>> begin DATA FOR THIS EXERCISE

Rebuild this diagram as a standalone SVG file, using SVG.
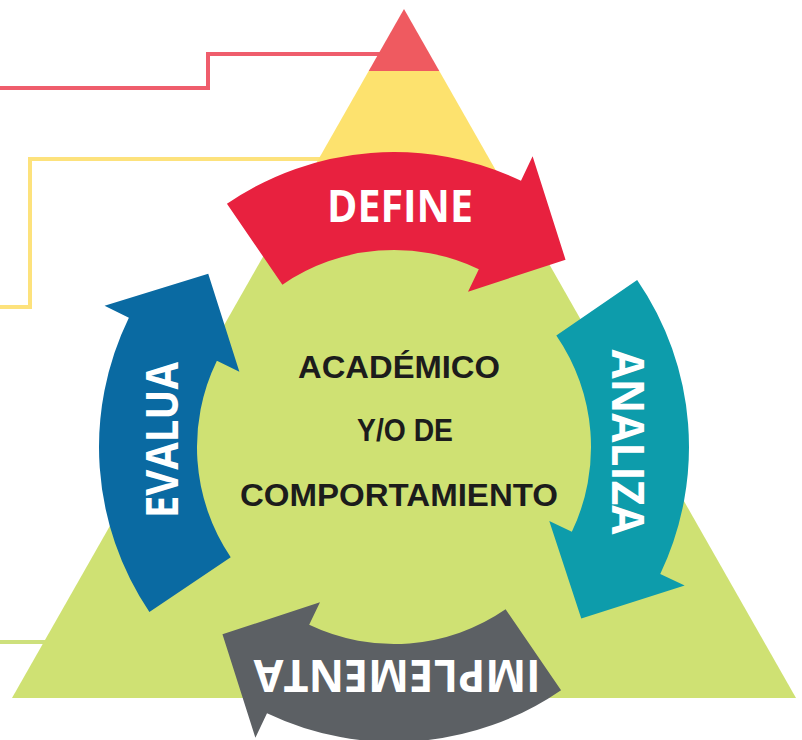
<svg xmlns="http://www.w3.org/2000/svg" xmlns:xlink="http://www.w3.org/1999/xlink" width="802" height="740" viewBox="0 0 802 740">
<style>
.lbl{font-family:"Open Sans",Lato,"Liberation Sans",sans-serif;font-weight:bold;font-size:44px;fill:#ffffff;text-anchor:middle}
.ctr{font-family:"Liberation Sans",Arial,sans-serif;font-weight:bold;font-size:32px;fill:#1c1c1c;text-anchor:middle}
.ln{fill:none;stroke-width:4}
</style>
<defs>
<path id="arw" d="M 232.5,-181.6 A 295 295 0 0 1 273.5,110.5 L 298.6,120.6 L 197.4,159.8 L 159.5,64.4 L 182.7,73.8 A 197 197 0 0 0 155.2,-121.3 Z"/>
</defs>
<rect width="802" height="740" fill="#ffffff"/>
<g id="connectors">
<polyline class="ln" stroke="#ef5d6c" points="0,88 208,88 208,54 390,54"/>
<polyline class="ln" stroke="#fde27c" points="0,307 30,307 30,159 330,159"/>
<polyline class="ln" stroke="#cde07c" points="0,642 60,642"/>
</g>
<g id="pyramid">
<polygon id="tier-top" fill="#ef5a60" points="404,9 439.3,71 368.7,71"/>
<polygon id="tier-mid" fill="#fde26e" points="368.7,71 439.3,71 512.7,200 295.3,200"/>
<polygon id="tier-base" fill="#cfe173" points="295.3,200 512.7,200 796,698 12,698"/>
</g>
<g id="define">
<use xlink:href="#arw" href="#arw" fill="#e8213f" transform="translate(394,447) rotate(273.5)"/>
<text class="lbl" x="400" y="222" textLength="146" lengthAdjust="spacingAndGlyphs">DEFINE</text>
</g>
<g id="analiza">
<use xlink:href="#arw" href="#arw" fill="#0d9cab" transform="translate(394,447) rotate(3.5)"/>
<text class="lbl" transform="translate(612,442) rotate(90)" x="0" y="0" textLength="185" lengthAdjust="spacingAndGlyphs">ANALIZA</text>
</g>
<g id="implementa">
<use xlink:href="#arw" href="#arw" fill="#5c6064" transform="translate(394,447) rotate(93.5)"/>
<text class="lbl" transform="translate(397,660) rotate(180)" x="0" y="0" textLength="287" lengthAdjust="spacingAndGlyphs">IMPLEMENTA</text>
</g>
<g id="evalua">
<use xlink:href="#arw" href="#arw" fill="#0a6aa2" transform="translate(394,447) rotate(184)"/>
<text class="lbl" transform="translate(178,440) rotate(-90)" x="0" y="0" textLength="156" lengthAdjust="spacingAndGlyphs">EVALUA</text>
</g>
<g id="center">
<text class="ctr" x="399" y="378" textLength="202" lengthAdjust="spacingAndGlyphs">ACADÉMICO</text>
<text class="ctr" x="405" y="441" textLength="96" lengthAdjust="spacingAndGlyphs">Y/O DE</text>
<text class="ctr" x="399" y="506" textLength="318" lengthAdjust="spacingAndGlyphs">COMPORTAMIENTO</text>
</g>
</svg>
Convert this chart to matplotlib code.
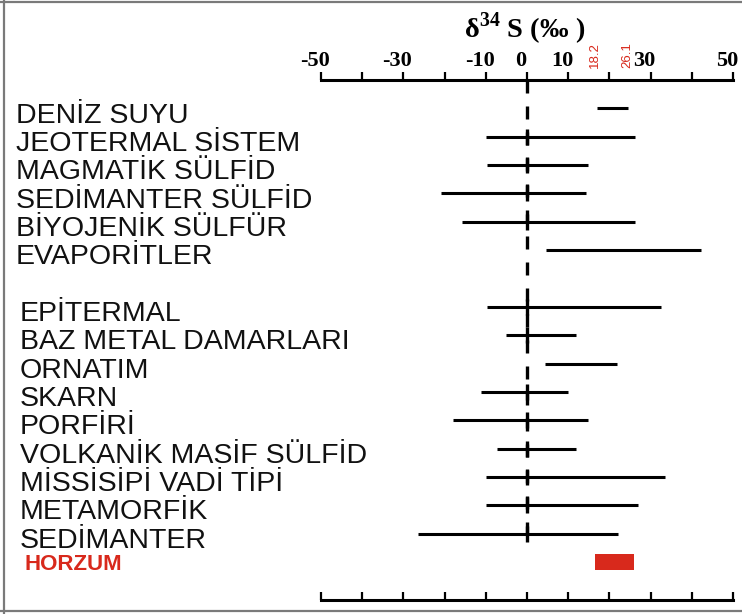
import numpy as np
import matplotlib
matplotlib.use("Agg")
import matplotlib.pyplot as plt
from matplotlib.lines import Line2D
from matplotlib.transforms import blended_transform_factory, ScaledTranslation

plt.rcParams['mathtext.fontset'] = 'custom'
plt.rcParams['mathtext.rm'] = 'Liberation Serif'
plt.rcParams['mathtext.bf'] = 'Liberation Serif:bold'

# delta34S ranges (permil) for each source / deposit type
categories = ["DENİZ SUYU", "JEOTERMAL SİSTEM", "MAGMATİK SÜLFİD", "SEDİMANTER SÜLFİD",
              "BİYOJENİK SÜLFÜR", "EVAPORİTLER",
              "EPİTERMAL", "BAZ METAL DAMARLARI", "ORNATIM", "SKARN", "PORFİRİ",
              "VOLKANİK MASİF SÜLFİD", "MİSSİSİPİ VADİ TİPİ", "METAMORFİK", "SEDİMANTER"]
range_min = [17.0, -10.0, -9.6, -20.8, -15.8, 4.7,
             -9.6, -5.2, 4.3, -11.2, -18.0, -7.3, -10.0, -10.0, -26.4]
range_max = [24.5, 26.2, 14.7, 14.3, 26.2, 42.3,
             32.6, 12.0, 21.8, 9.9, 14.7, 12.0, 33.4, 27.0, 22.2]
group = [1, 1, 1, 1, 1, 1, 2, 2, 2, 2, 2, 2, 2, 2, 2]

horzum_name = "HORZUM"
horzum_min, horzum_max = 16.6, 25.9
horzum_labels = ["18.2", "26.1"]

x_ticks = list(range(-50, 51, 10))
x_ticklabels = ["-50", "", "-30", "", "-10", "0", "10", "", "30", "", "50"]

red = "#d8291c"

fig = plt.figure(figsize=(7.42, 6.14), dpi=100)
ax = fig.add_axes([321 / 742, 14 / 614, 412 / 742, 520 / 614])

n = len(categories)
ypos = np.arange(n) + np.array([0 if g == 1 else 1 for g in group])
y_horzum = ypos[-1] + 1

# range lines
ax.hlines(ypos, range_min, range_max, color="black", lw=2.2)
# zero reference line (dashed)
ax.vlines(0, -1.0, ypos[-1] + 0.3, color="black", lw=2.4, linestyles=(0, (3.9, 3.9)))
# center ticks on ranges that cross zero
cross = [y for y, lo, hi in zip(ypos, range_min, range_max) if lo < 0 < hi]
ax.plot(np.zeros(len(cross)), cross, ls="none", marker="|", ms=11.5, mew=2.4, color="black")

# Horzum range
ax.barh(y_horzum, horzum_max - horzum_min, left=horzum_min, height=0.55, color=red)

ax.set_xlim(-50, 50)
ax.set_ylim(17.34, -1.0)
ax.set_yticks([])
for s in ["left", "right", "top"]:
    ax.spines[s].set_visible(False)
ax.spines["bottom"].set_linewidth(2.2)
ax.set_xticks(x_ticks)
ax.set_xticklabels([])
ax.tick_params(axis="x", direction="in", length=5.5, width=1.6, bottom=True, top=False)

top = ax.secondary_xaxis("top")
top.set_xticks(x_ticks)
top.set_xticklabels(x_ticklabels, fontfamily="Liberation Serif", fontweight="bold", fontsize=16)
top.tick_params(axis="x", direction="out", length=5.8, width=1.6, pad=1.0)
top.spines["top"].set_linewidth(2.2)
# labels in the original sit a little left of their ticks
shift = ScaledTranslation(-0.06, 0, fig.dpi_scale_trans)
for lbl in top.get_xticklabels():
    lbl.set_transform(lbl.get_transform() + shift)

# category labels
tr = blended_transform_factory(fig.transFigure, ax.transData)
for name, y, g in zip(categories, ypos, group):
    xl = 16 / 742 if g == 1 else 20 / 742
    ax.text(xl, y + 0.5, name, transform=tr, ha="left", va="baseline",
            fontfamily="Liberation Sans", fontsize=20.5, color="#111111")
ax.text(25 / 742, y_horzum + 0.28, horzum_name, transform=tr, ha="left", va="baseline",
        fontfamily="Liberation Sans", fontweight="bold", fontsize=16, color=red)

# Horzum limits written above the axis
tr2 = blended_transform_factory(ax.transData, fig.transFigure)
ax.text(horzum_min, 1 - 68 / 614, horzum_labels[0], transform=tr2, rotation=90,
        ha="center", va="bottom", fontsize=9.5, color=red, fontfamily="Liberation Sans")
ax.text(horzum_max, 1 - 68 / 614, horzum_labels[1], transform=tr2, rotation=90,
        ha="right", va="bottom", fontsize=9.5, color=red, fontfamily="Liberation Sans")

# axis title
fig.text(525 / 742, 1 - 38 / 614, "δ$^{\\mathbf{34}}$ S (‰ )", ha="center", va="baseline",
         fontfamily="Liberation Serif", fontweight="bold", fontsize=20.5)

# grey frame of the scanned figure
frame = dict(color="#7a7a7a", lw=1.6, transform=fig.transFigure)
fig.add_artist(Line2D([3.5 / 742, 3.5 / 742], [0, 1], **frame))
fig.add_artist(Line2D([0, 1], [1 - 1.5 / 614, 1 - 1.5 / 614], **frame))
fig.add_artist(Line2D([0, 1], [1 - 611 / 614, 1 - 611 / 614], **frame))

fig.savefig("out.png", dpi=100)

>> end DATA FOR THIS EXERCISE

- [GIVEN INSTRUCTION] Skip all pictures and retype only the stretch from the line that holds "Convert this chart to matplotlib code." through the line that holds "plt.rcParams['mathtext.bf'] = 'Liberation", exactly as written.

- [ANSWER FOR THIS EXERCISE]
Convert this chart to matplotlib code.
import numpy as np
import matplotlib
matplotlib.use("Agg")
import matplotlib.pyplot as plt
from matplotlib.lines import Line2D
from matplotlib.transforms import blended_transform_factory, ScaledTranslation

plt.rcParams['mathtext.fontset'] = 'custom'
plt.rcParams['mathtext.rm'] = 'Liberation Serif'
plt.rcParams['mathtext.bf'] = 'Liberation Serif:bold'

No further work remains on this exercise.